■ Stated exercise: Retype exactly what runs from the first line of the data to the line with "plt.rcParams['axes.unicode_minus'] = False", keeping both of those lines and skipping pictures.

** begin Given data **

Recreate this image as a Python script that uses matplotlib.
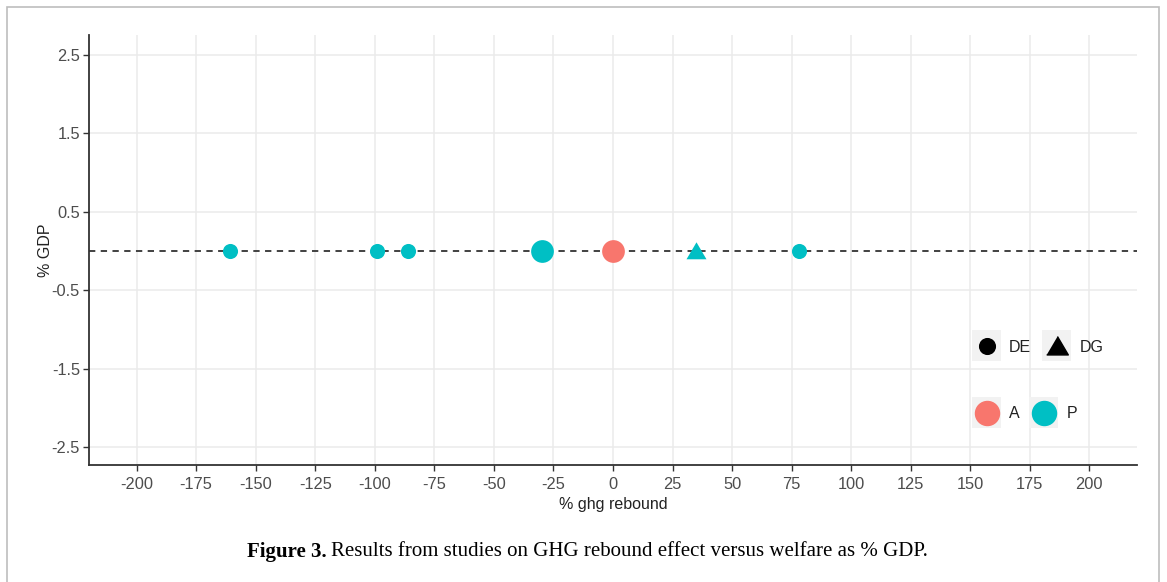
import matplotlib.pyplot as plt
from matplotlib.patches import Rectangle

plt.rcParams['font.family'] = ['Liberation Sans', 'DejaVu Sans']
plt.rcParams['axes.unicode_minus'] = False

# study results
rebound = [-161, -99, -86, -30, 0, 35, 78]
gdp = [0, 0, 0, 0, 0, 0, 0]
kind = ['DE', 'DE', 'DE', 'DE', 'DE', 'DG', 'DE']
group = ['P', 'P', 'P', 'P', 'A', 'P', 'P']
nstud = [1, 1, 1, 2, 2, 1, 1]

xticks = list(range(-200, 201, 25))
yticks = [2.5, 1.5, 0.5, -0.5, -1.5, -2.5]

# ggplot-like equilateral triangle (wider than tall)
tri = [(-1, -0.78), (1, -0.78), (0, 0.92)]
colors = {'A': '#F8766D', 'P': '#00BFC4'}
shapes = {'DE': 'o', 'DG': tri}
sizes = {1: 118, 2: 268}

W, H = 1167, 582
fig = plt.figure(figsize=(W / 100, H / 100), dpi=100)

def fx(px):
    return px / W

def fy(py):
    return 1 - py / H

# outer frame
fig.patches.append(Rectangle((fx(7), fy(590)), fx(1159) - fx(7), fy(7) - fy(590),
                             transform=fig.transFigure, fill=False,
                             edgecolor='#BDBDBD', linewidth=1.2))

ax = fig.add_axes([fx(89), fy(465), fx(1137) - fx(89), fy(35) - fy(465)])
ax.set_xlim(-220, 220)
ax.set_ylim(-2.73, 2.755)
ax.set_xticks(xticks)
ax.set_xticklabels([str(t) for t in xticks])
ax.set_yticks(yticks)
ax.set_yticklabels([str(t) for t in yticks])
ax.grid(True, color='#EBEBEB', linewidth=1.1)
ax.set_axisbelow(True)
for s in ['top', 'right']:
    ax.spines[s].set_visible(False)
for s in ['left', 'bottom']:
    ax.spines[s].set_color('#333333')
    ax.spines[s].set_linewidth(1.3)
ax.tick_params(colors='#333333', labelcolor='#4D4D4D', labelsize=11.8,
               length=4, width=1)
ax.tick_params(axis='x', pad=4.5)
ax.tick_params(axis='y', pad=2.5)

ax.axhline(0, color='#333333', linestyle=(0, (3.5, 3)), linewidth=1.3, zorder=2)

for x, y, k, g, n in zip(rebound, gdp, kind, group, nstud):
    s = sizes[n] if k == 'DE' else 207
    ax.scatter(x, y, s=s, marker=shapes[k], color=colors[g], linewidths=0, zorder=3)

ax.set_xlabel('% ghg rebound', fontsize=11.5, color='#222222', labelpad=4)
ax.set_ylabel('% GDP', fontsize=11.5, color='#222222', labelpad=-1.3)

# legends, drawn by hand with ggplot-style grey key boxes
def key(px, py, marker, color, ms):
    fig.patches.append(Rectangle((fx(px), fy(py + 31)), fx(29), 31 / H,
                                 transform=fig.transFigure, facecolor='#F2F2F2',
                                 edgecolor='none'))
    fig.add_artist(plt.Line2D([fx(px + 14.5)], [fy(py + 15.5)], marker=marker,
                              markersize=ms, color=color, linestyle='none',
                              transform=fig.transFigure))

key(972, 330, 'o', 'black', 11.3)
fig.text(fx(1009), fy(347), 'DE', fontsize=11.5, color='#222222', va='center')
key(1042, 330, tri, 'black', 15.6)
fig.text(fx(1080), fy(347), 'DG', fontsize=11.5, color='#222222', va='center')
key(972, 397, 'o', colors['A'], 17.3)
fig.text(fx(1009), fy(414), 'A', fontsize=11.5, color='#222222', va='center')
key(1029, 397, 'o', colors['P'], 17.3)
fig.text(fx(1067), fy(414), 'P', fontsize=11.5, color='#222222', va='center')

cap_bold = fig.text(fx(247), fy(552), 'Figure 3.', fontfamily='Liberation Serif',
                    fontweight='bold', fontsize=15, va='center')
fig.canvas.draw()
bb = cap_bold.get_window_extent()
fig.text((bb.x1 + 4) / W, fy(552), 'Results from studies on GHG rebound effect versus welfare as % GDP.',
         fontfamily='Liberation Serif', fontsize=15, va='center')

fig.savefig('out.png', dpi=100)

** end Given data **

■ Exercise response:
Recreate this image as a Python script that uses matplotlib.
import matplotlib.pyplot as plt
from matplotlib.patches import Rectangle

plt.rcParams['font.family'] = ['Liberation Sans', 'DejaVu Sans']
plt.rcParams['axes.unicode_minus'] = False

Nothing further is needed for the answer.